### Stated problem
From the listing below, pick out each line with the word "React".
____
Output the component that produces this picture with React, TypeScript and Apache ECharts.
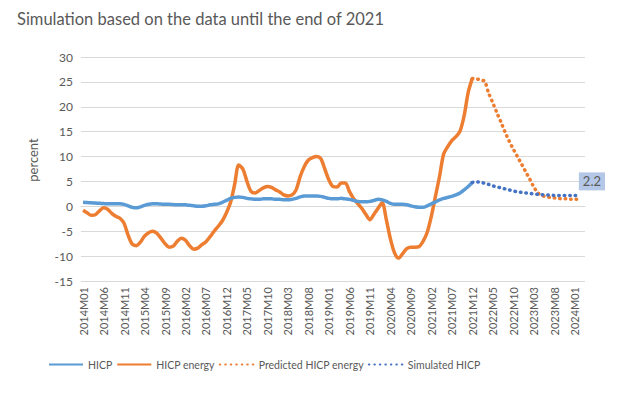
import React, { useEffect, useRef } from "react";
import * as echarts from "echarts";

const START_YEAR = 2014;
const MONTH_COUNT = 123; // 2014M01 .. 2024M03
const categories: string[] = [];
for (let i = 0; i < MONTH_COUNT; i++) {
  const y = START_YEAR + Math.floor(i / 12);
  const m = (i % 12) + 1;
  categories.push(`${y}M${m < 10 ? "0" + m : m}`);
}

const hicp = [
  0.8, 0.75, 0.7, 0.65, 0.6, 0.55, 0.5, 0.5, 0.5, 0.5, 0.4, 0.1,
  -0.2, -0.3, -0.1, 0.2, 0.4, 0.5, 0.5, 0.45, 0.4, 0.4, 0.35, 0.3,
  0.3, 0.3, 0.2, 0.1, 0.0, 0.0, 0.1, 0.3, 0.4, 0.5, 0.8, 1.2,
  1.6, 1.8, 1.9, 1.8, 1.6, 1.5, 1.4, 1.4, 1.5, 1.5, 1.5, 1.4,
  1.4, 1.3, 1.3, 1.4, 1.6, 1.9, 2.1, 2.1, 2.1, 2.1, 2.0, 1.8,
  1.6, 1.5, 1.5, 1.6, 1.5, 1.4, 1.2, 1.0, 0.9, 0.9, 1.0, 1.2,
  1.4, 1.3, 1.0, 0.6, 0.4, 0.4, 0.4, 0.3, 0.1, -0.1, -0.2, -0.2,
  0.1, 0.5, 0.9, 1.3, 1.6, 1.8, 2.0, 2.3, 2.7, 3.3, 4.0, 4.8,
];

const hicpEnergy = [
  -0.8, -1.3, -1.8, -1.7, -0.9, -0.3, -0.6, -1.4, -2.0, -2.4, -3.4, -5.8,
  -7.6, -7.9, -7.2, -6.0, -5.3, -5.0, -5.4, -6.4, -7.5, -8.2, -8.0, -7.0,
  -6.4, -6.8, -7.9, -8.6, -8.4, -7.7, -7.1, -6.1, -5.0, -4.0, -2.9, -1.3,
  0.8, 4.4, 8.3, 7.5, 5.0, 3.0, 2.7, 3.2, 3.7, 4.0, 3.8, 3.3,
  2.9, 2.3, 2.1, 2.3, 3.3, 6.0, 8.0, 9.3, 9.8, 10.0, 9.6, 7.5,
  5.3, 4.0, 3.9, 4.7, 4.7, 3.0, 1.6, 0.6, -0.4, -1.6, -2.7, -1.6,
  -0.4, 0.7, -2.6, -6.5, -9.3, -10.4, -9.5, -8.5, -8.2, -8.2, -8.1, -7.0,
  -5.2, -2.0, 2.0, 6.0, 10.5, 12.0, 13.2, 14.0, 15.1, 18.2, 22.9, 25.7,
];

// projections from 2021M12 (index 95) to 2024M02 (index 121)
const predictedEnergyTail = [
  25.7, 25.6, 25.4, 25.1, 22.7, 20.8, 18.8, 16.9, 14.9, 13.1, 11.5, 10.0,
  8.5, 7.0, 5.5, 3.9, 2.7, 2.2, 1.9, 1.8, 1.7, 1.6, 1.5, 1.5, 1.4, 1.4, 1.4,
];
const simulatedHicpTail = [
  4.8, 4.9, 4.9, 4.6, 4.4, 4.1, 3.9, 3.7, 3.5, 3.3, 3.1, 2.9,
  2.8, 2.7, 2.6, 2.5, 2.4, 2.35, 2.3, 2.25, 2.2, 2.2, 2.2, 2.2, 2.2, 2.2, 2.2,
];
const TAIL_START = 95;

const pad = (n: number) => new Array(n).fill(null);
const predictedEnergy = [...pad(TAIL_START), ...predictedEnergyTail];
const simulatedHicp = [...pad(TAIL_START), ...simulatedHicpTail];

const FONT = "Lato";
const GREY = "#595959";

export default function App() {
  const ref = useRef<HTMLDivElement>(null);
  useEffect(() => {
    if (!ref.current) return;
    const chart = echarts.init(ref.current, undefined, { renderer: "svg" });
    const dotted = { type: [0.5, 5] as any, cap: "round" as const, width: 3.5 };
    chart.setOption({
      animation: false,
      backgroundColor: "#ffffff",
      textStyle: { fontFamily: FONT },
      title: {
        text: "Simulation based on the data until the end of 2021",
        left: 12,
        top: 5,
        textStyle: { fontFamily: FONT, fontSize: 16.5, fontWeight: "normal", color: GREY },
      },
      grid: { left: 81, right: 39, top: 57, bottom: 112, containLabel: false },
      legend: {
        left: 43,
        top: 354,
        itemWidth: 34,
        itemHeight: 14,
        itemGap: 4,
        itemStyle: { opacity: 0 },
        textStyle: { fontFamily: FONT, fontSize: 10.5, color: GREY },
        data: ["HICP", "HICP energy", "Predicted HICP energy", "Simulated HICP"],
      },
      xAxis: {
        type: "category",
        data: categories,
        boundaryGap: true,
        axisTick: { show: false },
        axisLine: { lineStyle: { color: "#D9D9D9" } },
        axisLabel: {
          interval: 4,
          rotate: 90,
          fontFamily: FONT,
          fontSize: 11,
          color: GREY,
          margin: 6,
        },
      },
      yAxis: {
        type: "value",
        min: -15,
        max: 30,
        interval: 5,
        axisLine: { show: false },
        axisTick: { show: false },
        splitLine: { lineStyle: { color: "#D9D9D9", width: 1 } },
        axisLabel: { fontFamily: FONT, fontSize: 12, color: GREY, margin: 8 },
      },
      graphic: [
        {
          type: "text",
          x: 33,
          y: 160,
          rotation: Math.PI / 2,
          style: {
            text: "percent",
            fontFamily: FONT,
            fontSize: 13,
            fill: GREY,
            align: "center",
            verticalAlign: "middle",
          },
        },
      ],
      series: [
        {
          name: "HICP",
          type: "line",
          data: hicp,
          symbol: "none",
          smooth: 0.3,
          lineStyle: { color: "#5B9BD5", width: 3.5 },
          itemStyle: { color: "#5B9BD5" },
          z: 3,
        },
        {
          name: "HICP energy",
          type: "line",
          data: hicpEnergy,
          symbol: "none",
          smooth: 0.3,
          lineStyle: { color: "#ED7D31", width: 3.5 },
          itemStyle: { color: "#ED7D31" },
          z: 2,
        },
        {
          name: "Predicted HICP energy",
          type: "line",
          data: predictedEnergy,
          symbol: "none",
          smooth: 0.3,
          lineStyle: { color: "#ED7D31", ...dotted },
          itemStyle: { color: "#ED7D31" },
          z: 2,
        },
        {
          name: "Simulated HICP",
          type: "line",
          data: simulatedHicp,
          symbol: "none",
          smooth: 0.3,
          lineStyle: { color: "#4472C4", ...dotted },
          itemStyle: { color: "#4472C4" },
          z: 3,
          endLabel: {
            show: true,
            formatter: (p: any) => String(p.value),
            backgroundColor: "#B4C7E7",
            color: GREY,
            fontFamily: FONT,
            fontSize: 13,
            padding: [3, 4, 2, 4],
            offset: [-8, -14],
          },
        },
      ],
    });
    return () => chart.dispose();
  }, []);
  return <div ref={ref} style={{ width: 624, height: 393, position: "fixed", left: 0, top: 0 }} />;
}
____
### Final result
Output the component that produces this picture with React, TypeScript and Apache ECharts.
import React, { useEffect, useRef } from "react";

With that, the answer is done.